Including a $160 million African co-investment pool, the firm has raised $1.7 billion, the source said. It is understood the firm closed its Actis Global 4 on 30 September. While the main fund is closed, the African co-investment vehicle is still open and has a small amount of capital to raise before it hits its cap.
Actis declined to comment on fundraising.
Actis’ emerging market energy fund also has not held a final closing yet but is fully allocated and is expected to hold a legal closing on $1.1 billion in a month, a source said.
The final close comes after Actis has spent more than two years on the fundraising trail. The firm had initially targeted $2.2 billion for Actis Global 4, plus additional region-specific investment vehicles for India, Africa, China and Latin America, which brought the overall fund target to $3.5 billion. In May, it emerged Actis had consolidated the regional vehicles into the main fund – apart from the Africa side pool which had a $200 million target for co-investments.

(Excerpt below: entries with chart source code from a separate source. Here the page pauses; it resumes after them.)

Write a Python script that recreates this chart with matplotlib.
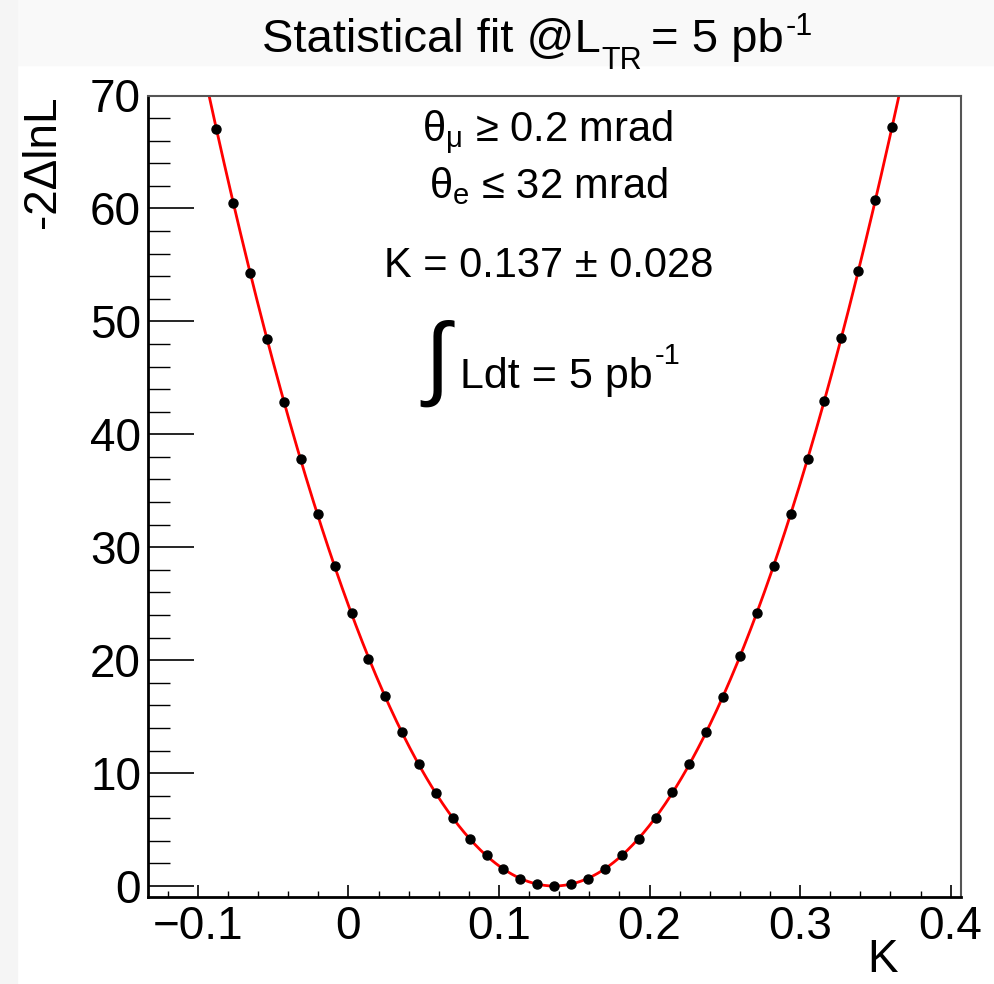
#!/usr/bin/env python3

import numpy as np
import matplotlib
matplotlib.use('Agg')
import matplotlib.pyplot as plt
from matplotlib.patches import Rectangle

# Scan points
k_values = [-0.0877, -0.0765, -0.0653, -0.0540, -0.0428, -0.0316, -0.0204, -0.0092,
            0.0021, 0.0133, 0.0245, 0.0357, 0.0469, 0.0582, 0.0694, 0.0806,
            0.0918, 0.1030, 0.1143, 0.1255, 0.1367, 0.1479, 0.1591, 0.1704,
            0.1816, 0.1928, 0.2040, 0.2152, 0.2265, 0.2377, 0.2489, 0.2601,
            0.2713, 0.2826, 0.2938, 0.3050, 0.3162, 0.3274, 0.3387, 0.3499, 0.3611]
nll_values = [67.0, 60.5, 54.3, 48.4, 42.9, 37.8, 32.9, 28.3,
              24.2, 20.1, 16.8, 13.6, 10.8, 8.2, 6.0, 4.15,
              2.72, 1.53, 0.65, 0.2, 0.0, 0.2, 0.65, 1.53,
              2.72, 4.2, 6.05, 8.3, 10.8, 13.6, 16.75, 20.35,
              24.15, 28.35, 32.95, 37.85, 42.95, 48.5, 54.5, 60.75, 67.25]

x_ticks = [-0.1, 0, 0.1, 0.2, 0.3, 0.4]
x_tick_labels = ['\u22120.1', '0', '0.1', '0.2', '0.3', '0.4']
y_ticks = [0, 10, 20, 30, 40, 50, 60, 70]

plt.rcParams['font.family'] = ['Liberation Sans', 'DejaVu Sans']
plt.rcParams['mathtext.fontset'] = 'custom'
plt.rcParams['mathtext.rm'] = 'Liberation Sans'
plt.rcParams['mathtext.it'] = 'Liberation Sans:italic'
plt.rcParams['mathtext.bf'] = 'Liberation Sans:bold'

W, H = 995, 984
fig = plt.figure(figsize=(W / 100, H / 100), dpi=100, facecolor='white')
rend = fig.canvas.get_renderer()

# light screenshot bands
fig.patches.append(Rectangle((0, 1 - 65 / H), 1, 65 / H, transform=fig.transFigure,
                             color='#f9f9f9', zorder=0))
fig.patches.append(Rectangle((0, 0), 17 / W, 1, transform=fig.transFigure,
                             color='#f5f5f5', zorder=0))

ax = fig.add_axes([148 / W, 1 - 897 / H, (961 - 148) / W, (897 - 95.5) / H])

# fit curve (quadratic fit to the scan points)
coef = np.polyfit(k_values, nll_values, 2)
kk = np.linspace(-0.133, 0.407, 600)
ax.plot(kk, np.polyval(coef, kk), color='red', lw=2.0, zorder=2)
ax.plot(k_values, nll_values, 'o', color='black', ms=6.5, zorder=3)

ax.set_xlim(-0.1331, 0.4069)
ax.set_ylim(-0.97, 70)

ax.set_xticks(x_ticks)
ax.set_xticklabels(x_tick_labels, fontsize=33)
ax.set_xticks(np.arange(-0.12, 0.41, 0.02), minor=True)
ax.set_yticks(y_ticks)
ax.set_yticklabels([str(v) for v in y_ticks], fontsize=33)
ax.set_yticks(np.arange(0, 71, 2), minor=True)

ax.tick_params(axis='x', which='major', direction='in', length=8.5, width=1.2, pad=6,
               top=False)
ax.tick_params(axis='x', which='minor', direction='in', length=4.3, width=1.0, top=False)
ax.tick_params(axis='y', which='major', direction='in', length=33, width=1.2, pad=5,
               right=False)
ax.tick_params(axis='y', which='minor', direction='in', length=16, width=1.0, right=False)

for side in ['left', 'bottom']:
    ax.spines[side].set_linewidth(2.0)
    ax.spines[side].set_color('black')
for side in ['top', 'right']:
    ax.spines[side].set_linewidth(1.5)
    ax.spines[side].set_color('#555555')

# axis titles
fig.text(43 / W, 1 - 95 / H, '-2\u0394lnL', rotation=90, ha='center', va='top', fontsize=33)
fig.text(883 / W, 1 - 972 / H, 'K', ha='center', va='baseline', fontsize=33)


def put_run(x_px, base_px, parts):
    # parts: (text, fontsize, baseline shift in px, gap before in px)
    for txt, size, shift, gap in parts:
        x_px += gap
        t = fig.text(x_px / W, 1 - (base_px - shift) / H, txt, fontsize=size,
                     ha='left', va='baseline')
        x_px = t.get_window_extent(rend).x1
    return x_px


# title
put_run(262, 52, [('Statistical fit @L', 34, 0, 0),
                  ('TR', 22, -17, 1),
                  ('= 5 pb', 34, 0, 9),
                  ('-1', 22, 17, 2)])

# annotation block
fig.text(548 / W, 1 - 142 / H, r'$\mathrm{\theta}_{\mathrm{\mu}}$ ' + '\u2265 0.2 mrad',
         ha='center', va='baseline', fontsize=30)
fig.text(548 / W, 1 - 198 / H, r'$\mathrm{\theta}_{\mathrm{e}}$ ' + '\u2264 32 mrad',
         ha='center', va='baseline', fontsize=30)
fig.text(549 / W, 1 - 277 / H, 'K = 0.137 \u00b1 0.028',
         ha='center', va='baseline', fontsize=30)
fig.text(437 / W, 1 - 363 / H, '\u222b', ha='center', va='center', fontsize=66)
put_run(460, 388, [('Ldt = 5 pb', 31, 0, 0),
                   ('-1', 21, 24, 2)])

fig.savefig('out.png', dpi=100, facecolor=fig.get_facecolor())
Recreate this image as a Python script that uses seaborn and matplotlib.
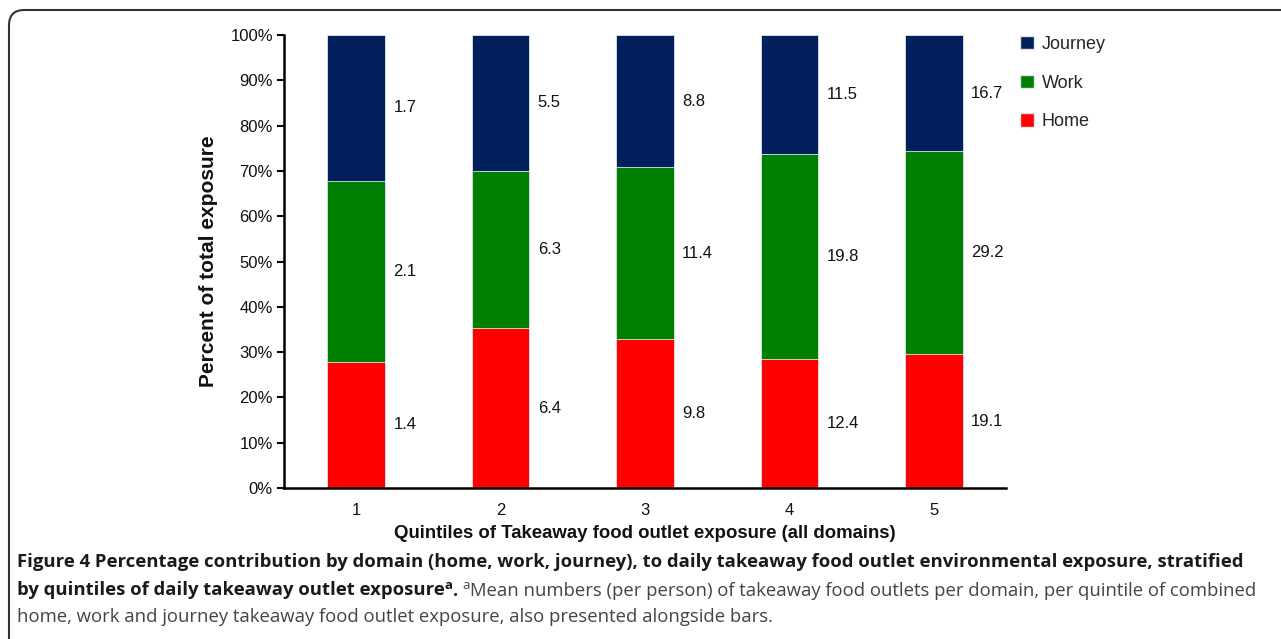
import matplotlib
matplotlib.use("Agg")
import matplotlib.pyplot as plt
import pandas as pd
import seaborn as sns
from matplotlib.patches import Patch, FancyBboxPatch

# ---- data ----
quintiles = ["1", "2", "3", "4", "5"]
home_pct = [27.9, 35.3, 32.9, 28.5, 29.5]
work_pct = [39.9, 34.7, 37.9, 45.2, 44.8]
journey_pct = [32.2, 30.0, 29.2, 26.3, 25.7]
# mean number of outlets per person, shown beside the bars
home_mean = ["1.4", "6.4", "9.8", "12.4", "19.1"]
work_mean = ["2.1", "6.3", "11.4", "19.8", "29.2"]
journey_mean = ["1.7", "5.5", "8.8", "11.5", "16.7"]

domains = ["Journey", "Work", "Home"]
colors = {"Journey": "#001F5B", "Work": "#008000", "Home": "#FF0000"}

sns.set_theme(style="white")
plt.rcParams["font.family"] = ["Liberation Sans", "DejaVu Sans"]

df = pd.DataFrame({"quintile": quintiles, "home": home_pct,
                   "work": work_pct, "journey": journey_pct})
df["home_top"] = df["home"]
df["work_top"] = df["home"] + df["work"]
df["journey_top"] = df["work_top"] + df["journey"]

fig = plt.figure(figsize=(12.81, 6.39), dpi=100)
ax = fig.add_axes([284 / 1281, 1 - 488 / 639, 722 / 1281, 453 / 639])

# stacked bars drawn back to front
for top, name in [("journey_top", "Journey"), ("work_top", "Work"), ("home_top", "Home")]:
    sns.barplot(data=df, x="quintile", y=top, order=quintiles, color=colors[name],
                width=0.4, saturation=1, edgecolor="#dfe6ee", linewidth=0.6, ax=ax)

# mean labels beside each segment
bottoms = {"Home": [0] * 5, "Work": list(df["home_top"]), "Journey": list(df["work_top"])}
tops = {"Home": list(df["home_top"]), "Work": list(df["work_top"]), "Journey": list(df["journey_top"])}
means = {"Home": home_mean, "Work": work_mean, "Journey": journey_mean}
for name in domains:
    for i in range(5):
        ymid = (bottoms[name][i] + tops[name][i]) / 2
        ax.annotate(means[name][i], (i + 0.2, ymid), xytext=(6, 0),
                    textcoords="offset points", ha="left", va="center",
                    fontsize=12, color="#111111")

ax.set_xlim(-0.5, 4.5)
ax.set_ylim(0, 100)
ax.set_yticks(range(0, 101, 10))
ax.set_yticklabels([f"{v}%" for v in range(0, 101, 10)])
ax.set_xticks(range(5))
ax.set_xticks([x - 0.5 for x in range(6)], minor=True)
ax.tick_params(axis="x", which="major", length=0, pad=11, labelsize=12, labelcolor="#111111")
ax.tick_params(axis="x", which="minor", length=5, width=1.5, direction="out", color="black")
ax.tick_params(axis="y", length=5, width=1.5, direction="out", pad=3, labelsize=12,
               color="black", labelcolor="#111111", left=True)

for side in ["top", "right"]:
    ax.spines[side].set_visible(False)
for side in ["left", "bottom"]:
    ax.spines[side].set_color("black")
    ax.spines[side].set_linewidth(1.8)

ax.set_xlabel("Quintiles of Takeaway food outlet exposure (all domains)",
              fontsize=13.4, fontweight="bold", labelpad=5, color="#111111")
ax.set_ylabel("Percent of total exposure", fontsize=15, fontweight="bold", labelpad=9,
              color="#111111")

handles = [Patch(facecolor=colors[d], edgecolor="#dfe6ee", label=d) for d in domains]
ax.legend(handles=handles, loc="upper left", bbox_to_anchor=(1.0095, 1.014), frameon=False,
          fontsize=13, handlelength=0.75, handleheight=0.75, handletextpad=0.45,
          labelspacing=1.2, borderaxespad=0)

# rounded frame around the figure panel
frame = FancyBboxPatch((9 / 1281, -0.1), 1.2, 1 - 10 / 639 + 0.1,
                       boxstyle="round,pad=0,rounding_size=0.012",
                       transform=fig.transFigure, fill=False, edgecolor="#333333",
                       linewidth=1.5, mutation_aspect=1281 / 639)
fig.patches.append(frame)

# caption, assembled piece by piece so the superscripts sit in place
cap = dict(fontsize=13.3, family=["Open Sans", "DejaVu Sans"])
bold = dict(cap, fontweight="bold", color="#1a1a1a")
reg = dict(cap, color="#444444")
sup = 9.5
fig.text(17 / 1281, 1 - 562 / 639,
         "Figure 4 Percentage contribution by domain (home, work, journey), to daily "
         "takeaway food outlet environmental exposure, stratified", va="center", **bold)
line2 = fig.text(17 / 1281, 1 - 590 / 639, "by quintiles of daily takeaway outlet exposure",
                 va="center", **bold)
a1 = ax.annotate("a", xy=(1, 0.75), xycoords=line2, va="center", ha="left",
                 **dict(bold, fontsize=sup))
d1 = ax.annotate(". ", xy=(1, 0.5), xycoords=a1, xytext=(0, -4),
                 textcoords="offset points", va="center", ha="left", **bold)
a2 = ax.annotate("a", xy=(1, 0.5), xycoords=d1, xytext=(0, 4),
                 textcoords="offset points", va="center", ha="left",
                 **dict(reg, fontsize=sup))
ax.annotate("Mean numbers (per person) of takeaway food outlets per domain, per quintile "
            "of combined", xy=(1, 0.5), xycoords=a2, xytext=(0, -4),
            textcoords="offset points", va="center", ha="left", **reg)
fig.text(17 / 1281, 1 - 617 / 639,
         "home, work and journey takeaway food outlet exposure, also presented alongside bars.",
         va="center", **reg)

fig.savefig("out.png", dpi=100)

Fundraising for emerging market has declined in recent years. During the first nine months of this year, 59 funds raised $12.94 billion, according to a report by Private Equity International’s Research & Analytics division.
The amount compares with the close to $30 billion raised during the whole of 2012 by emerging markets vehicles globally, and is a significant drop from $61.1 billion raised during the whole of 2011, data showed.
“LPs often claim that returns from emerging market funds have not been high enough to justify the extra risk taken. However, a number of LPs are still keen on making investments into emerging market funds,” the report said.
It is unclear how much capital Actis’ Global 4 has deployed so far. In June the firm invested $102 million in Edita Food Industries, a snack food business in Egypt, using both its Actis Emerging Markets III, a $2.9 billion 2008 vintage, and its Actis Global 4. Last September, it invested S$68m in CNA, a provider of English language training in Brazil. Part of the equity for this investment also came from the new fund.